裏口から帰ってくる子供達は、良く整備された施設背後のサービス路を自転車で走ってくる。
あまりにも穏やかな中庭側に対して、ガスボイラーや、自転車置き場のある、アスファルトのサービス通路側に出ると、普通の世界に引き戻されてちょっとばかりほっとする。緑豊かな、囲われた地形を作る建築的庭園の背後に、きっちりと充実したサービス動線が計画されていることも見逃せない設計者の仕事なのである。子供達も裏が好きで良く遊ぶのだそうである。それが普通の子供なのだ。

 

 

家の形象

 

サレジオ学園の園舎の設計に際して、設計者は高校生園舎の計画時点から、小中学生園舎の建設にまで、一貫して「家らしい家」を表現している。
たとえば、吹き抜けの階段に絡めた暖炉のあるリビング(譲葉舎)、イタリアの街並みを思わせる瓦を載せた切妻の勾配屋根、花を植えられた窓台など、普通の住宅を思い浮かべ易い具体的な要素が積極的に取り入れられている。但し、譲葉舎の暖炉の廻りにせよ、オーディオや花を置かれた小中学生園舎のリビングの壁面にせよ、目地による巧みな分節や注意深い開口を持つコンクリートの打放しにより非凡に作り込まれており、決して紋切り型に収まってはいない。
内装素材もコンクリートの打放し、パーケットフロア、木製の建具や家具、AEP仕上げの壁等の質素で飾り気の無いものに限定されているが、丁寧に作り込まれたディテールと慎重に決められたプロポーションにより、暖かみのある豊かな空間を作り出している。
園舎に関する限り、建築物の外観はのどかな村の家並みとして風景にとけ込んでいる。
第二期工事の園舎各部は、「譲葉舎」の各部デザインや素材を引き継いでいるが、まったく同じというものはなく、少しずつ手を加えて用いられている。
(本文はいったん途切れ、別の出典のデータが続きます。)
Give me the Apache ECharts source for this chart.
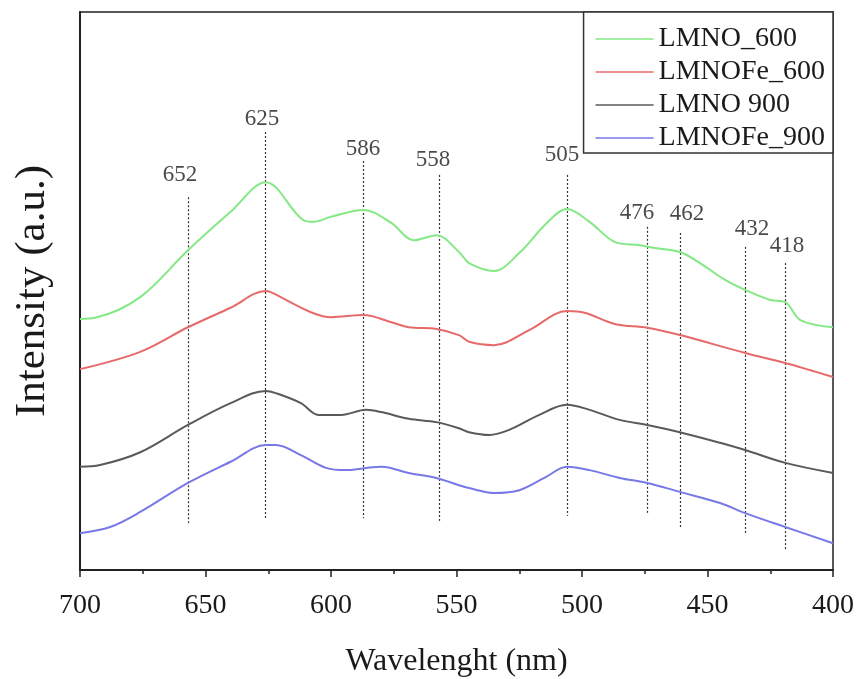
<!DOCTYPE html>
<html>
<head>
<meta charset="utf-8">
<script src="https://cdn.jsdelivr.net/npm/echarts@6.0.0/dist/echarts.min.js"></script>
<style>
  html, body { margin: 0; padding: 0; background: #fff; }
  #chart { width: 861px; height: 679px; }
</style>
</head>
<body>
<div id="chart"></div>
<script>
// wavelength (nm) / intensity (a.u., offset curves)
const lmno600W = [700, 694, 676, 657, 640, 626, 611, 607, 600, 587, 576, 567, 558, 549, 545, 535, 525, 514, 506, 497, 487, 477, 471, 461, 453, 443, 435, 425, 419, 413, 400];
const lmno600I = [45.0, 45.2, 48.9, 57.3, 64.2, 69.5, 62.7, 62.4, 63.3, 64.5, 62.2, 59.1, 60.0, 57.0, 55.0, 53.6, 56.8, 62.2, 64.7, 62.4, 58.8, 58.2, 57.7, 57.0, 55.0, 52.0, 50.2, 48.4, 48.0, 44.8, 43.5];

const lmnoFe600W = [700, 676, 657, 640, 626, 624, 608, 600, 587, 576, 569, 558, 549, 545, 535, 521, 506, 499, 487, 474, 461, 435, 419, 409, 400];
const lmnoFe600I = [36.0, 39.1, 43.5, 47.0, 50.0, 49.8, 46.2, 45.3, 45.7, 44.4, 43.5, 43.2, 42.1, 40.9, 40.3, 43.0, 46.4, 46.1, 44.1, 43.4, 42.1, 38.9, 37.1, 35.8, 34.6];

const lmno900W = [700, 692, 676, 657, 640, 626, 622, 612, 605, 596, 586, 580, 569, 558, 549, 545, 537, 529, 517, 506, 497, 485, 474, 461, 445, 435, 419, 400];
const lmno900I = [18.5, 18.8, 21.1, 26.0, 29.9, 32.1, 31.7, 29.9, 27.8, 27.8, 28.7, 28.3, 27.1, 26.5, 25.4, 24.7, 24.2, 25.1, 27.8, 29.6, 28.7, 26.9, 26.0, 24.7, 22.8, 21.5, 19.2, 17.4];

const lmnoFe900W = [700, 688, 676, 657, 640, 626, 622, 612, 602, 594, 586, 580, 569, 558, 549, 545, 535, 525, 515, 506, 497, 485, 474, 461, 445, 435, 419, 400];
const lmnoFe900I = [6.6, 7.7, 10.4, 15.6, 19.4, 22.4, 22.4, 20.6, 18.3, 17.9, 18.3, 18.5, 17.4, 16.5, 15.2, 14.7, 13.8, 14.3, 16.5, 18.5, 17.9, 16.5, 15.6, 14.0, 12.0, 10.2, 7.7, 4.8];

// peak markers: label text, dashed line position, line top/bottom, label anchor
const peakNames = ['652', '625', '586', '558', '505', '476', '462', '432', '418'];
const peakLineW = [657, 626, 587, 557, 506, 474, 461, 435, 419];
const peakTop = [66.8, 78.5, 73.3, 70.8, 70.8, 61.5, 60.4, 57.9, 55.0];
const peakBottom = [8.4, 9.3, 9.3, 8.8, 9.7, 10.2, 7.7, 6.6, 3.6];
const peakLabelW = [660.2, 627.5, 587.3, 559.4, 508.0, 478.1, 458.2, 432.3, 418.3];
const peakLabelI = [70.8, 80.8, 75.4, 73.5, 74.4, 64.0, 63.8, 61.1, 58.1];

const seriesNames = ['LMNO_600', 'LMNOFe_600', 'LMNO 900', 'LMNOFe_900'];
const seriesColors = ['#84e884', '#e66a6a', '#5a5a5a', '#7878e6'];

const FONT = '"Liberation Serif", "Times New Roman", serif';

const zip = (xs, ys) => xs.map((x, i) => [x, ys[i]]);

const curves = [
  zip(lmno600W, lmno600I),
  zip(lmnoFe600W, lmnoFe600I),
  zip(lmno900W, lmno900I),
  zip(lmnoFe900W, lmnoFe900I)
];

const peakLines = peakLineW.map((w, i) => [
  { coord: [w, peakTop[i]] },
  { coord: [w, peakBottom[i]] }
]);

const chart = echarts.init(document.getElementById('chart'));

const series = curves.map((data, i) => ({
  name: seriesNames[i],
  type: 'line',
  data: data,
  smooth: 0.35,
  symbol: 'none',
  lineStyle: { color: seriesColors[i], width: 2 },
  itemStyle: { color: seriesColors[i] },
  z: 3
}));

series[2].markLine = {
  silent: true,
  symbol: ['none', 'none'],
  label: { show: false },
  lineStyle: { color: '#333', type: [2, 2], width: 1.2 },
  data: peakLines,
  z: 2
};

series.push({
  name: 'peaks',
  type: 'scatter',
  data: peakLabelW.map((w, i) => [w, peakLabelI[i], peakNames[i]]),
  symbolSize: 0,
  silent: true,
  label: {
    show: true,
    position: 'inside',
    formatter: p => p.value[2],
    color: '#1a1a1a',
    fontFamily: FONT,
    fontSize: 23
  },
  z: 4
});

chart.setOption({
  backgroundColor: '#fff',
  animation: false,
  grid: {
    left: 80,
    right: 28,
    top: 12,
    bottom: 109,
    outerBoundsMode: 'none',
    containLabel: false,
    show: true,
    borderColor: '#222',
    borderWidth: 1.5
  },
  legend: {
    data: seriesNames,
    orient: 'vertical',
    right: 28,
    top: 12,
    icon: 'rect',
    itemWidth: 58,
    itemHeight: 1.5,
    itemGap: 3,
    padding: [12, 8, 0, 12],
    backgroundColor: '#fff',
    borderColor: '#333',
    borderWidth: 1.5,
    textStyle: {
      color: '#1a1a1a',
      fontFamily: FONT,
      fontSize: 28,
      lineHeight: 30
    }
  },
  xAxis: {
    type: 'value',
    inverse: true,
    min: 400,
    max: 700,
    interval: 50,
    name: 'Wavelenght (nm)',
    nameLocation: 'middle',
    nameGap: 76,
    nameTextStyle: { color: '#1a1a1a', fontFamily: FONT, fontSize: 32 },
    axisLine: { show: true, lineStyle: { color: '#222', width: 2 } },
    axisTick: { show: true, inside: false, length: 7, lineStyle: { color: '#222', width: 1.5 } },
    minorTick: { show: true, splitNumber: 2, length: 4, lineStyle: { color: '#222', width: 1.5 } },
    axisLabel: { color: '#1a1a1a', fontFamily: FONT, fontSize: 28, margin: 22 },
    splitLine: { show: false }
  },
  yAxis: {
    type: 'value',
    min: 0,
    max: 100,
    name: 'Intensity (a.u.)',
    nameLocation: 'middle',
    nameGap: 26,
    nameTextStyle: { color: '#1a1a1a', fontFamily: FONT, fontSize: 43 },
    axisLine: { show: true, lineStyle: { color: '#222', width: 2 } },
    axisTick: { show: false },
    axisLabel: { show: false },
    splitLine: { show: false }
  },
  series: series
});
</script>
</body>
</html>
ヴォーリスの「神戸女学院」に触発されたという屋根瓦も、全体はオレンジがかった黄土色の印象を与えるが、細かく分けされた6色の混成パターンになっている。配置からディテールに至るまでの、各部に共通することは、単純だが単調でない穏やかな連続感と暖かみである。
特異な形態表現や素材感の主張を遠ざけ、解り易くピクチュアレスクな「家」の形象を求め続けたことが、この施設を単なる建築群を超えた「庭園」の高みに引き上げるのである。
その庭には美しい聖堂や木々を背景にしていつも穏やかで暖かい村の風景が映るのである。

 

 

よりよく、より豊かに

 

小雨は絶え間なく降っているものの、空は比較的明るい。建物はすべての窓を開け放し、気持ちよさそうに深呼吸をしている。内部にいる僕もなぜか呼吸がし易い。
光と水と木々の緑が建物と交感していて、中にいる人々もその恩恵を受ける。
サレジオ学園の建物は、つまりそんな建物なのだ。だから豊かで気持ちが良い。
そこにいれば、少し先の雑然とした既成市街地や、通り抜けてきた街の喧噪すら忘れてしまう。
10年前、人々がじきに来るバブル崩壊も知らず乱舞していた頃、この建築群は静かに生まれたのだった。そして今も、何事もなかったかのように穏やかで美しい佇まいを見せている。
多様性や、数限りない選択肢、無限の可能性と言う名の袋小路をこの建築は、この人々は選ばなかった。「家」という原点に立った建築と、人の仕事を選び、様々な理由のつく一般解を捨て、今その場でしか出来ない具体的な解決を選んだ。そして豊かな環境を獲得した。
ひとつの小さな仕事や場所を通じてしか、人は豊かな世界に辿り着けないのだろうか。
すべてに手が届きそうに見える、焦燥と欲望に満ちた都市の雑踏は、此処では感じられず、ただ静謐で美しいだけである。地道で現実的な努力の先に、必ずより良いものが来ることを信じて働いた、人々の仕事の痕跡がここには満ちている。しかし、ときとして影のない穏やかな環境に、自分がそこに居続けるには眩しすぎるような居心地の悪さを感じもした。
恐らくそれは、その場を作り上げたすべての人々の、過剰なまでの意志で作り込まれた、平穏な「家」または「村」の幻想が与えるものなのだろう。
そしてそれらのイメージがことさらに強く表現されねばならない理由が、そこに生きる子供達の担う、家族や家の絶対的な欠落にあることは確かなことだ。
ここはただの生活環境ではない、他人同志が集まって作った「家」なのだ。
そして、建築を越えたよそ様の家で自分の居心地などを考えたことを僕は少し恥じたのだった。